But here in isolation, when the outside noise begins to fade, we get to come face-to-face with all our capabilities. It is so easy to run back the other way where we are safe. We feel secure in our pain because it is all we know.
I’ve lost many relationships and friendships throughout my life for shining too bright and refusing to dim down. I’ve had many people in the music industry recoil at the sight of me because what I speak about is too raw for them. I say f*ck them. They bore me to tears anyway.
When we take significant steps towards the person we want to (and know we can) be, it usually takes life a little while to catch up, to integrate. It can begin to feel like we are taking 10 steps back, and we curse ourselves for trying to be courageous in the first place.
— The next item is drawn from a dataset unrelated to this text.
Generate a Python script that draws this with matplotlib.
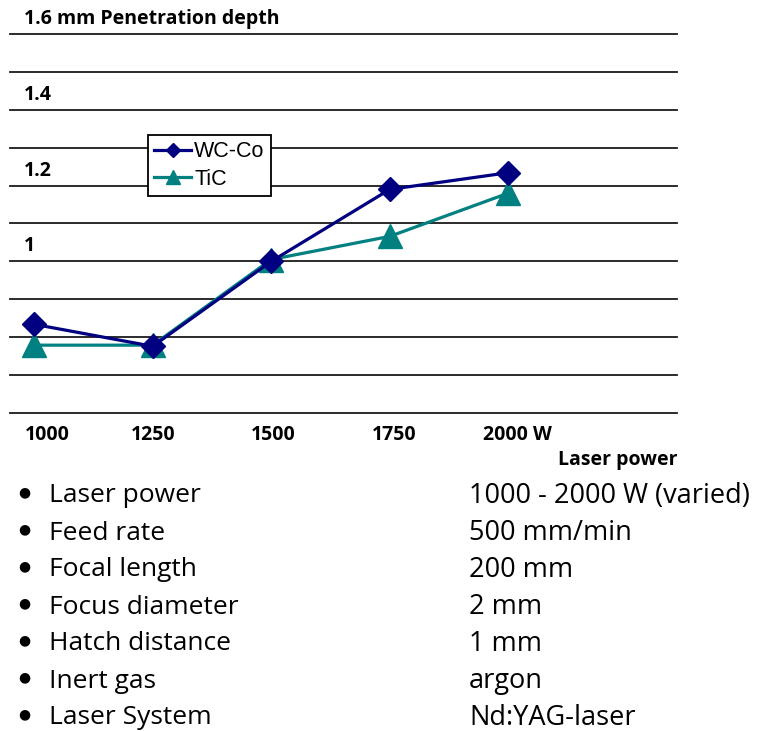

Take it from the girl who posts vulnerable, fearless hunks of her soul on the internet, then has a panic attack when it gets published and runs to bed with a box of gluten free cookies to hide under the covers.
Thoughts are the vocabulary of the brain, and feelings are the language of our body. Imagine if these two magnificent, significant parts of our body walked this earth together as one.
The more we combine these two profound aspects of self, the more we change our reality. The only side effects of change are growth, healing, and internal coherence. It is the most fundamental part of personal expansion.
I tried to dim myself down. Some days I wish I could just shut up, get an office job, attend parties as a quiet punter, and read pretty articles about personal growth as an innocent bystander.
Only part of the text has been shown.